Available deployers are as such (linked to the documentation for authentication details, if needed):

ship.conf

This is a simple file used by ship to hold on to config values for various platforms. It's a yaml file and is quite straightforward. An example might look like this, if it was configured for amazon s3.

s3:
  access_key: 'xxxx'
  secret_key: 'xxxx'

If there are other network configs, they appear namespaced under the deployer name in a similar manner.

If you want to deploy to multiple environments, you can do this. Just drop an environment name after "ship" and before ".conf" like this: ship.staging.conf, and provide the environment in your command, like this ship -e staging, and ship will look for the appropriate environment file and use that.

Finally, some deployers support built in 'ignores'. If you'd like to ignore a file or folder from the deploy process, just add an ignore array to the ship.conf file and fill it with minimatch-compatible strings. Any deployer that supports ignores will automatically ignore ship*.conf because you do not want to deploy that file, ever.

Javascript API

The interface is fairly straightforward. An example is below. Please note that this is not a working example to be pasted into your project, it's a walkthrough of the public API at a high level.
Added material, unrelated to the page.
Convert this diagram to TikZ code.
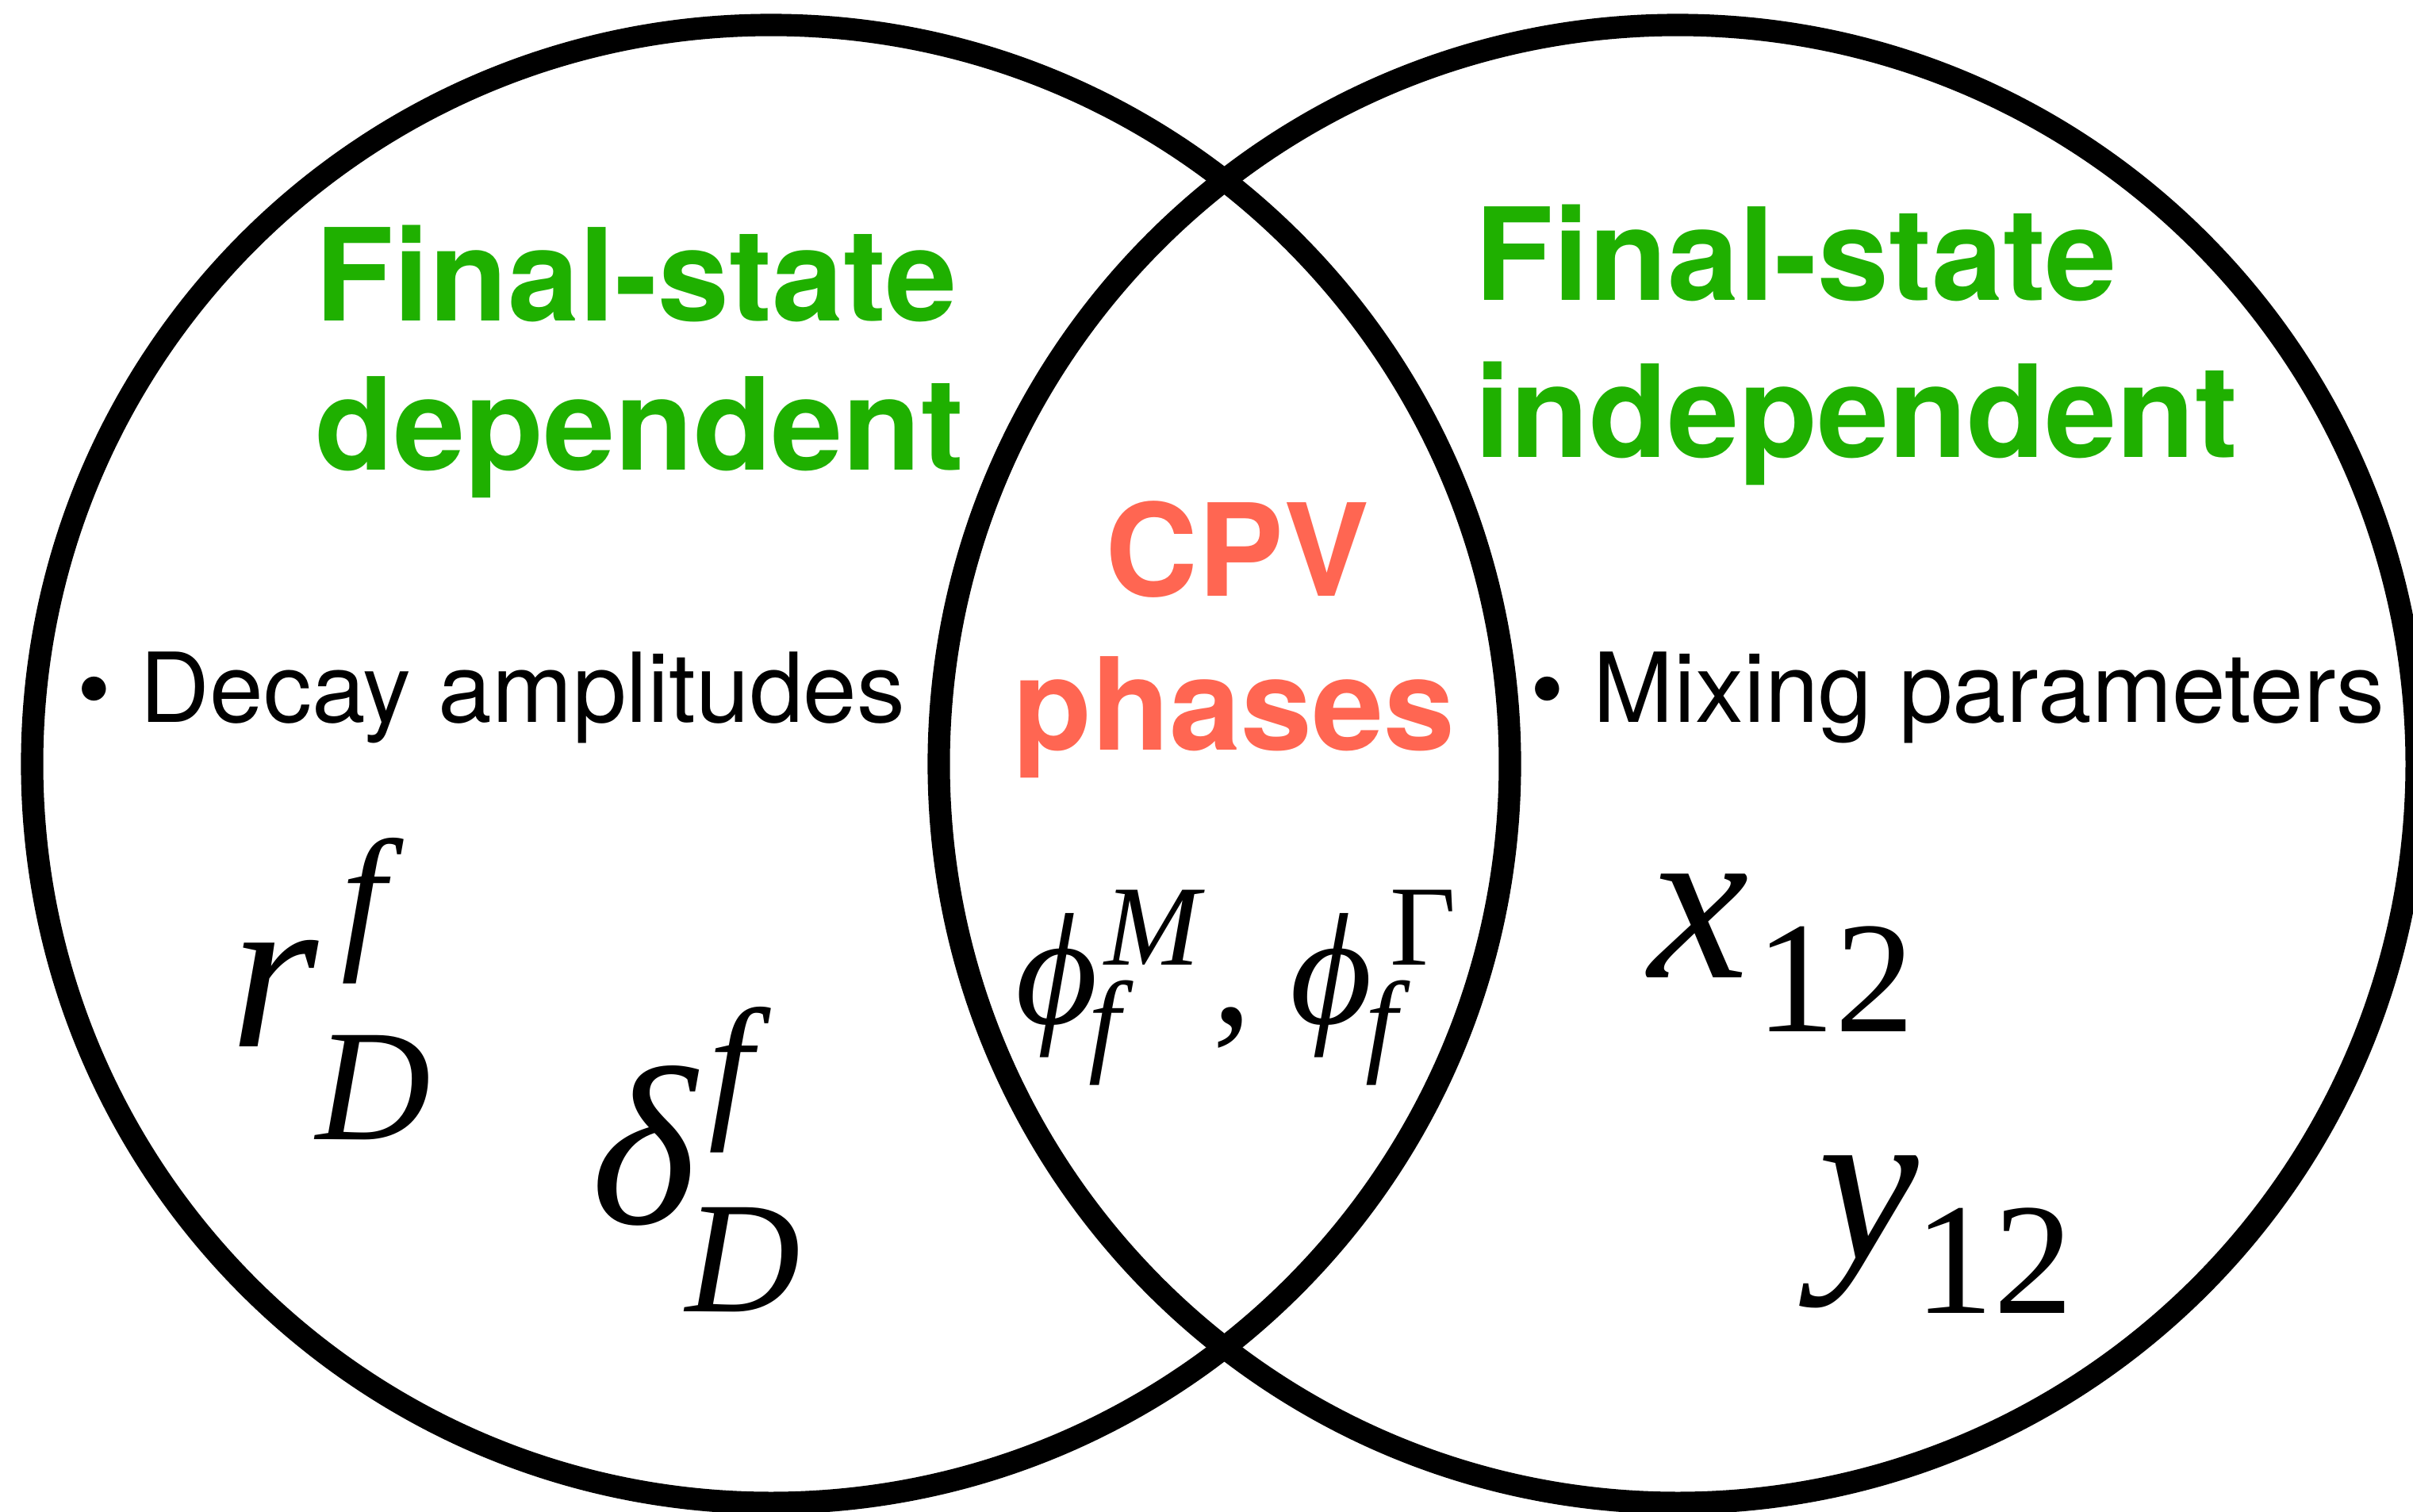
\documentclass[tikz,border=0pt]{standalone}
\usepackage{fontspec}
\setmainfont{Liberation Serif}
\setsansfont{TeX Gyre Heros}
\definecolor{fsgreen}{RGB}{31,176,0}
\definecolor{cpvred}{RGB}{255,102,82}
\usetikzlibrary{positioning}
\newcommand{\fsz}[1]{\fontsize{#1}{#1}\selectfont}

\begin{document}
\begin{tikzpicture}[x=0.01cm, y=-0.01cm,
  setc/.style={circle, draw, line width=8pt, minimum size=18.62cm, inner sep=0pt},
  head/.style={anchor=base west, inner sep=0pt, text=fsgreen, font=\fsz{46pt}\sffamily\bfseries},
  cpv/.style={anchor=base, inner sep=0pt, text=cpvred, font=\fsz{46pt}\sffamily\bfseries},
  item/.style={anchor=base west, inner sep=0pt, font=\fsz{34.6pt}\sffamily},
  sym/.style={anchor=base west, inner sep=0pt, font=\fsz{81pt}\itshape},
  idx/.style={anchor=base west, inner sep=0pt, font=\fsz{57pt}\itshape},
  psym/.style={anchor=base west, inner sep=0pt, font=\fsz{57pt}\itshape},
  pidx/.style={anchor=base west, inner sep=0pt, font=\fsz{41pt}\itshape}]

  \useasboundingbox (0,0) rectangle (3042,1905);
  \clip (0,0) rectangle (3042,1905);

  % --- the two sets ---
  \node[setc] (dep) at (972,963) {};
  \node[setc] (ind) at (2115,963) {};

  % --- headings ---
  \node[head] (depA) at (397,404) {Final-state};
  \node[head] (depB) at (397,592) {dependent};
  \node[head] (indA) at (1859,378) {Final-state};
  \node[head] (indB) at (1859,576) {independent};
  \node[cpv]  (cpvA) at (1560,751) {CPV};
  \node[cpv]  (cpvB) at (1556,945) {phases};

  % --- bullet items ---
  \node[item] (decay) at (97,910) {\textbullet\hspace{0.3em}Decay amplitudes};
  \node[item] (mix)   at (1929,910) {\textbullet\hspace{0.3em}Mixing parameters};

  % --- left set: r and delta ---
  \node[sym] (r)    at (290,1319) {r};
  \node[idx] (rf)   at (430,1197) {f};
  \node[idx] (rD)   at (398,1436) {D};
  \node[sym] (dl)   at (745,1542) {δ};
  \node[idx] (dlf)  at (893,1410) {f};
  \node[idx] (dlD)  at (864,1653) {D};

  % --- overlap: phases ---
  \node[psym] (phM)  at (1280,1290) {\symbol{"03D5}};
  \node[pidx] (phMs) at (1392,1216) {M};
  \node[pidx] (phMf) at (1372,1337) {f};
  \node[psym] (cm)   at (1528,1290) {\upshape ,};
  \node[psym] (phG)  at (1626,1290) {\symbol{"03D5}};
  \node[pidx] (phGs) at (1752,1216) {\upshape Γ};
  \node[pidx] (phGf) at (1721,1337) {f};

  % --- right set: x and y ---
  \node[sym] (x)    at (2078,1232) {x};
  \node[idx] (x12)  at (2213,1300) {\upshape 12};
  \node[sym] (y)    at (2292,1587) {y};
  \node[idx] (y12)  at (2413,1655) {\upshape 12};
\end{tikzpicture}
\end{document}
// First thing's first, let's create a new instance of Ship with the deployer we
// want to deploy with and the folder we want to be deployed.
 
var Ship = require('ship');
var project = new Ship({ root: 'path/to/folder', deployer: 's3' });
 
// First, you might want to make sure the deployer has been configured. This
// means that either there's a yaml file at the project root called `ship.conf`
// with the relevant config details for that deployer, or you have manually
// configured the instance. You can quickly check whether the deployer has been
// configured or not as such:
 
project.is_configured(); // returns a boolean
 
// If the deployer has been configured already as indicated above, you can skip
// the part below discussing manual configuration. If it has not however, you
// need to manually configure the deployer. You can do this by calling
// `configure` directly with the config values as such:
 
project.configure({ token: 'xxxx', secret: 'xxxx' });
 
// Or you can use ship's command line prompt to collect the info. This method is
// async and returns a promise.
 
project.config_prompt()
  .then(function(){ console.log('configured!'); });
 
// You might want to write the details to a `ship.conf` file once they have been
// collected so you don't need to continually input them. A convenience method
// will do this for you quickly, and try to add `ship.conf` to a `.gitignore` if
// there is one present, since you don't want to deploy or push it.
 
project.write_config();
 
// To actually deploy, just call project.deploy(). This returns a promise so
// you know when it's done. It also emits progress events along the way, since
// some deployments take a while and you might want to keep track of progress.
 
// If you want to deploy a directory different than the root you passed to the
// ship constructor, pass the path in as an argument to the deploy function. If
// you don't it will just deploy the root passed to the constructor.
 
project.deploy('path/to/folder/public')
  .progress(console.log.bind(console))
  .done(function(res){
    console.log('successfully deployed!');
    console.log(res);
  }, function(err){
    console.log('there was an error : (');
    console.log(err);
  });
 
// The response returned by the deployer contains as much useful information as
// possible. If possible, it will contain a `url`, so you can open up the site
// and check it on the spot. Each deployer has a slightly different response,
// you can find more specific details in that deployer's docs.

So in summary, require ship, initialize it with a folder and deployer, make sure it's configured, run deploy, then celebrate great success!